_Task to carry out_: Transcribe the material verbatim in full; the pictures do not belong in the copy.

⁂

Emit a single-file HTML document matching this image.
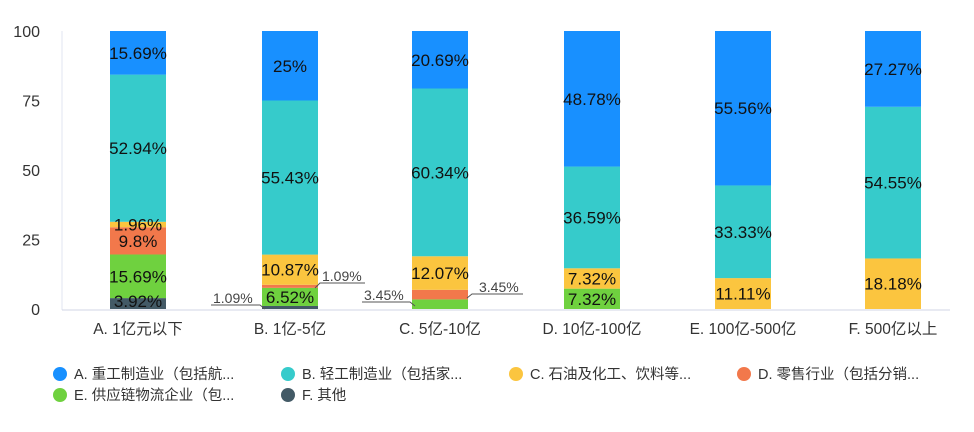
<!DOCTYPE html>
<html><head><meta charset="utf-8"><style>
body{margin:0;background:#fff;width:974px;height:427px;overflow:hidden}
svg{font-family:"Liberation Sans","Noto Sans CJK SC",sans-serif}
</style></head><body>
<svg id="s" width="974" height="427" xmlns="http://www.w3.org/2000/svg"></svg>
<script>
const s=document.getElementById('s');
const C=['#1890ff','#36cbcb','#fbc53f','#f2784b','#6fd13f','#435a66'];
const y=v=>309-2.78*v;
let h='';
h+='<line x1="62" y1="31" x2="62" y2="310" stroke="#e0e6f1"/>';
h+='<line x1="62" y1="310" x2="950" y2="310" stroke="#d0d6e6"/>';
[0,25,50,75,100].forEach(v=>{h+=`<text x="40" y="${y(v)+6}" font-size="16" text-anchor="end" fill="#333">${v}</text>`});
const data=[[3.92,15.69,9.8,1.96,52.94,15.69],[1.09,6.52,1.09,10.87,55.43,25],[0,3.45,3.45,12.07,60.34,20.69],[0,7.32,0,7.32,36.59,48.78],[0,0,0,11.11,33.33,55.56],[0,0,0,18.18,54.55,27.27]];
const cols=[5,4,3,2,1,0];
const xs=[138,290,440,592,743,893];
const cats=['A. 1亿元以下','B. 1亿-5亿','C. 5亿-10亿','D. 10亿-100亿','E. 100亿-500亿','F. 500亿以上'];
data.forEach((d,i)=>{let acc=0;const x=xs[i]-28;
 d.forEach((v,j)=>{if(!v)return;const t=y(Math.min(100,acc+v)),b=y(acc);
  h+=`<rect x="${x}" y="${t}" width="56" height="${b-t}" fill="${C[cols[j]]}"/>`;
  acc+=v;});
 acc=0;
 d.forEach((v,j)=>{if(!v)return;const t=y(Math.min(100,acc+v)),b=y(acc);
  const small=(i==1&&(j==0||j==2))||(i==2&&(j==1||j==2));
  if(!small){let ly=(t+b)/2+6;if(i==0&&j==0)ly=b-2;
   h+=`<text x="${xs[i]}" y="${ly}" font-size="17" text-anchor="middle" fill="#111">${v}%</text>`;}
  acc+=v;});
 h+=`<text x="${xs[i]}" y="334" font-size="15.5" text-anchor="middle" fill="#333">${cats[i]}</text>`;
});
h+='<polyline points="211,305 260,305 265,309" fill="none" stroke="#555"/><text x="213" y="303" font-size="14" fill="#444">1.09%</text>';
h+='<polyline points="315,288 320,283 365,283" fill="none" stroke="#555"/><text x="322" y="281" font-size="14" fill="#444">1.09%</text>';
h+='<polyline points="362,302 410,302 415,306" fill="none" stroke="#555"/><text x="364" y="300" font-size="14" fill="#444">3.45%</text>';
h+='<polyline points="467,298 472,294 523,294" fill="none" stroke="#555"/><text x="479" y="292" font-size="14" fill="#444">3.45%</text>';
const L=[['A. 重工制造业（包括航...',60,374],['B. 轻工制造业（包括家...',288,374],['C. 石油及化工、饮料等...',516,374],['D. 零售行业（包括分销...',744,374],['E. 供应链物流企业（包...',60,395],['F. 其他',288,395]];
L.forEach((l,i)=>{h+=`<circle cx="${l[1]}" cy="${l[2]}" r="7" fill="${C[i]}"/><text x="${l[1]+14}" y="${l[2]+5}" font-size="14.5" fill="#333">${l[0]}</text>`});
s.innerHTML=h;
</script>
</body></html>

⁂

_Correct response_:
Emit a single-file HTML document matching this image.
<!DOCTYPE html>
<html><head><meta charset="utf-8"><style>
body{margin:0;background:#fff;width:974px;height:427px;overflow:hidden}
svg{font-family:"Liberation Sans","Noto Sans CJK SC",sans-serif}
</style></head><body>
<svg id="s" width="974" height="427" xmlns="http://www.w3.org/2000/svg"></svg>
<script>
const s=document.getElementById('s');
const C=['#1890ff','#36cbcb','#fbc53f','#f2784b','#6fd13f','#435a66'];
const y=v=>309-2.78*v;
let h='';
h+='<line x1="62" y1="31" x2="62" y2="310" stroke="#e0e6f1"/>';
h+='<line x1="62" y1="310" x2="950" y2="310" stroke="#d0d6e6"/>';
[0,25,50,75,100].forEach(v=>{h+=`<text x="40" y="${y(v)+6}" font-size="16" text-anchor="end" fill="#333">${v}</text>`});
const data=[[3.92,15.69,9.8,1.96,52.94,15.69],[1.09,6.52,1.09,10.87,55.43,25],[0,3.45,3.45,12.07,60.34,20.69],[0,7.32,0,7.32,36.59,48.78],[0,0,0,11.11,33.33,55.56],[0,0,0,18.18,54.55,27.27]];
const cols=[5,4,3,2,1,0];
const xs=[138,290,440,592,743,893];
const cats=['A. 1亿元以下','B. 1亿-5亿','C. 5亿-10亿','D. 10亿-100亿','E. 100亿-500亿','F. 500亿以上'];
data.forEach((d,i)=>{let acc=0;const x=xs[i]-28;
 d.forEach((v,j)=>{if(!v)return;const t=y(Math.min(100,acc+v)),b=y(acc);
  h+=`<rect x="${x}" y="${t}" width="56" height="${b-t}" fill="${C[cols[j]]}"/>`;
  acc+=v;});
 acc=0;
 d.forEach((v,j)=>{if(!v)return;const t=y(Math.min(100,acc+v)),b=y(acc);
  const small=(i==1&&(j==0||j==2))||(i==2&&(j==1||j==2));
  if(!small){let ly=(t+b)/2+6;if(i==0&&j==0)ly=b-2;
   h+=`<text x="${xs[i]}" y="${ly}" font-size="17" text-anchor="middle" fill="#111">${v}%</text>`;}
  acc+=v;});
 h+=`<text x="${xs[i]}" y="334" font-size="15.5" text-anchor="middle" fill="#333">${cats[i]}</text>`;
});
h+='<polyline points="211,305 260,305 265,309" fill="none" stroke="#555"/><text x="213" y="303" font-size="14" fill="#444">1.09%</text>';
h+='<polyline points="315,288 320,283 365,283" fill="none" stroke="#555"/><text x="322" y="281" font-size="14" fill="#444">1.09%</text>';
h+='<polyline points="362,302 410,302 415,306" fill="none" stroke="#555"/><text x="364" y="300" font-size="14" fill="#444">3.45%</text>';
h+='<polyline points="467,298 472,294 523,294" fill="none" stroke="#555"/><text x="479" y="292" font-size="14" fill="#444">3.45%</text>';
const L=[['A. 重工制造业（包括航...',60,374],['B. 轻工制造业（包括家...',288,374],['C. 石油及化工、饮料等...',516,374],['D. 零售行业（包括分销...',744,374],['E. 供应链物流企业（包...',60,395],['F. 其他',288,395]];
L.forEach((l,i)=>{h+=`<circle cx="${l[1]}" cy="${l[2]}" r="7" fill="${C[i]}"/><text x="${l[1]+14}" y="${l[2]+5}" font-size="14.5" fill="#333">${l[0]}</text>`});
s.innerHTML=h;
</script>
</body></html>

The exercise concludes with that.